Question

The most probable radius (in pm) for finding the electron in $H{e^ + }$ is:
A.0.0
B.52.9
C.26.54
D.105.8

Answer 1

Hint: Bohr’s radius is a physical constant which expresses the most probable distance between the electron and the nucleus in a hydrogen atom in ground state. Moreover, the value of this radius is $5.2917721067 \times {10^{ - 11}}m$ .
Formula used:
Bohr’s radius $ = \dfrac{{0.529 \times {{10}^{ - 10}}{n^2}}}{Z}m$
 $ = \dfrac{{52.9{n^2}}}{Z}pm$ Where, n is the number of shell and Z is the atomic number

Complete step by step answer:
Bohr’s model of hydrogen atom was the first atomic model to successfully explain the radiation spectra of atomic hydrogen. Further, the value of the atomic radius was given by the equation:
 $r(n) = {n^2} \times r(1)$ Where, n is the positive integer and r (1) is the smallest allowed radius for the hydrogen atom which is also known as Bohr’s radius.
Now, let’s calculate the most probable radius for finding the electron in $H{e^ + }$ . According to the formula the radius is given by:
r $ = \dfrac{{0.529 \times {{10}^{ - 10}}{n^2}}}{Z}m$
So, atomic number of helium is $2$
And $n = 1$
Now, substitute the values in the given formula
 $ = \dfrac{{52.9{n^2}}}{z}$
 $ = \dfrac{{52.9 \times {1^2}}}{2}$
 =26.45pm
Moreover, according to the Bohr’s model, the energy obtained is always a negative number and the ground state $n = 1$ has the most negative value. This is because the energy of an electron in an orbit is relative to the energy of an electron that is entirely separated from its nucleus, $n = \infty $ and is recognized to have an energy of 0eV.

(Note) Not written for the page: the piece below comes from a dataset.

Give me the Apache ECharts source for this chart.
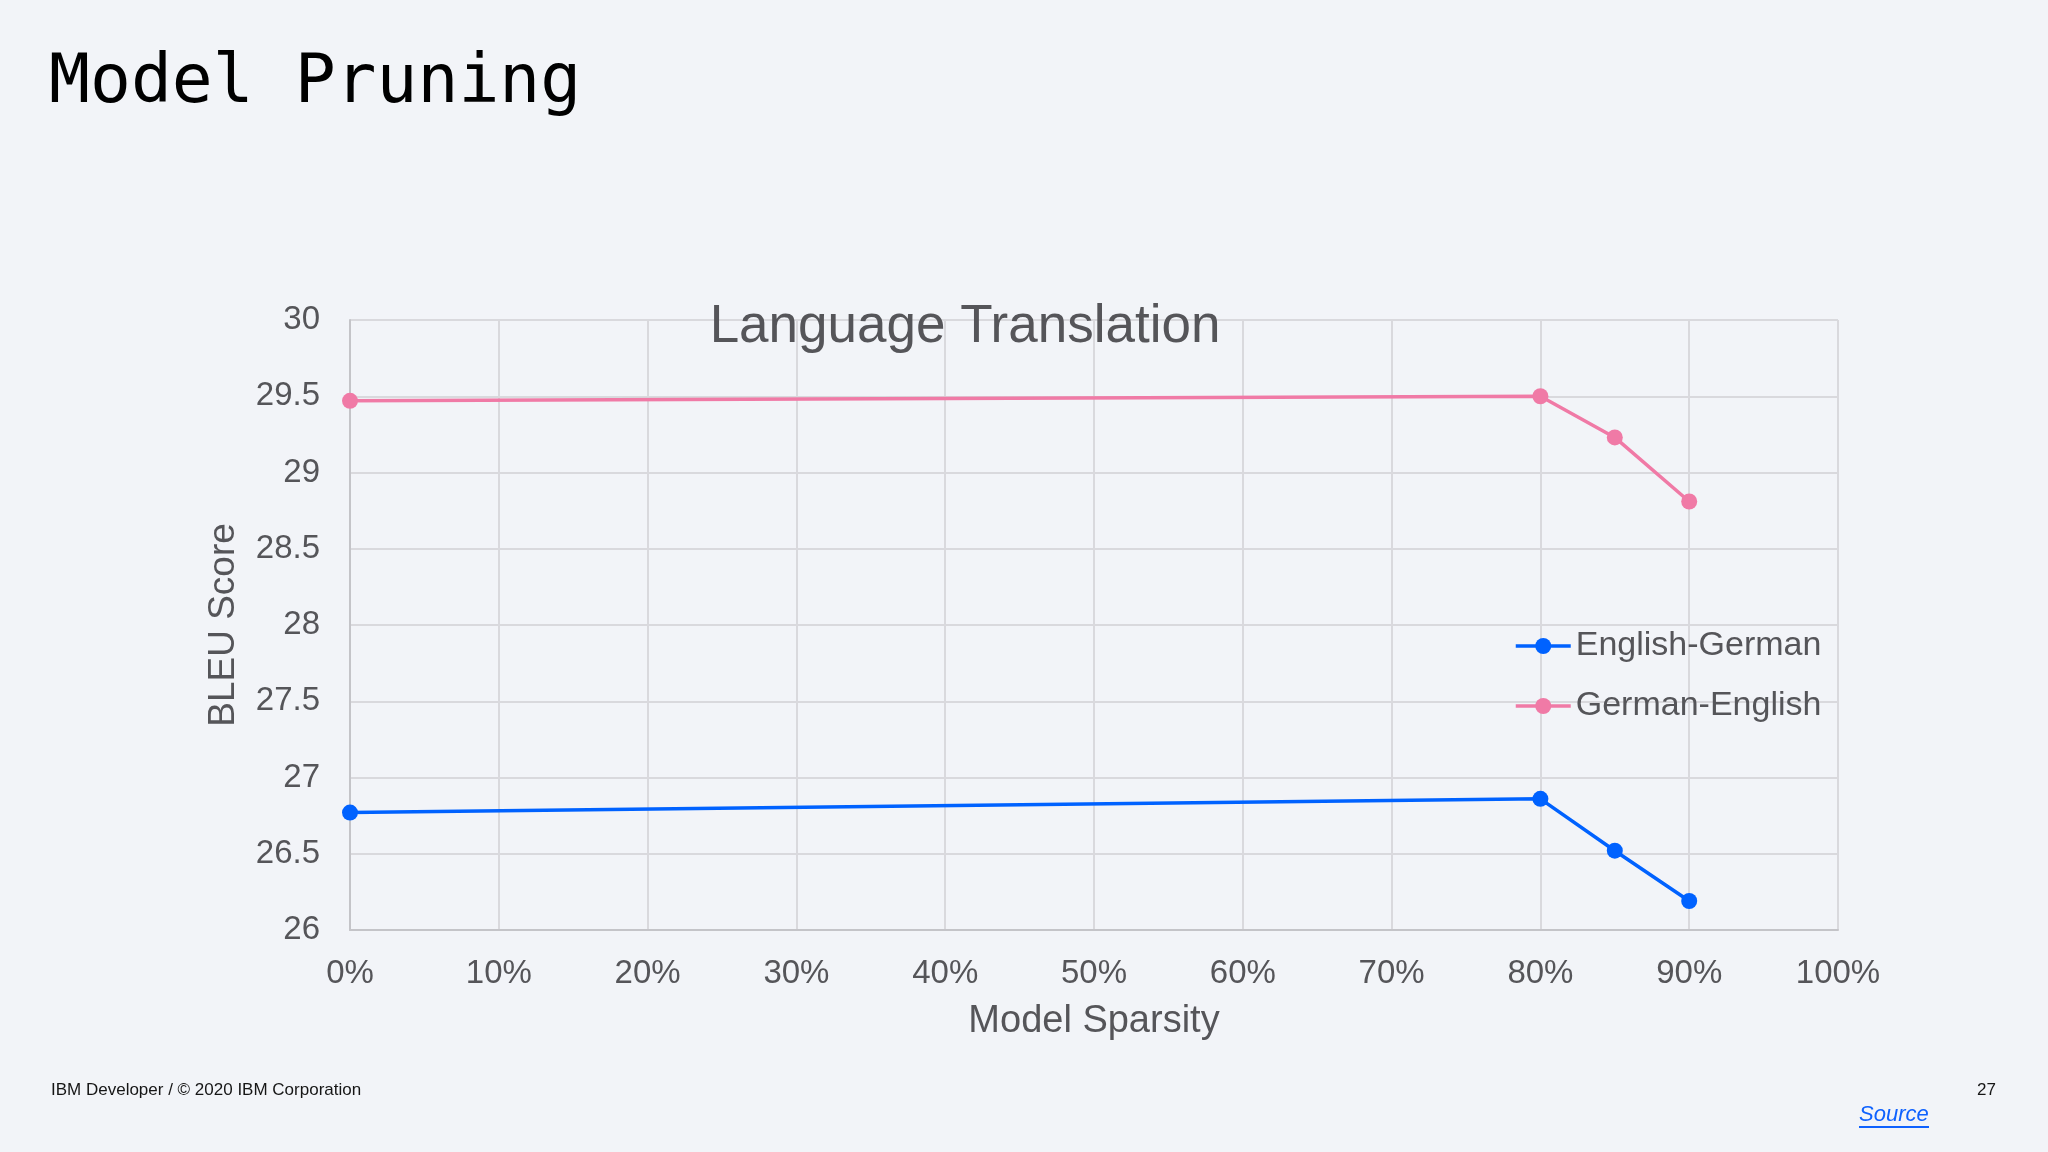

Hence, option C is correct.

Note:
Although the Bohr’s model is not used in physics but it is highly used in calculating other fundamental physical constants. For example Atomic units, fine structure constant etc. Moreover, this model does not work well for complex atoms. It further could not explain why some spectral lines are more intense than others.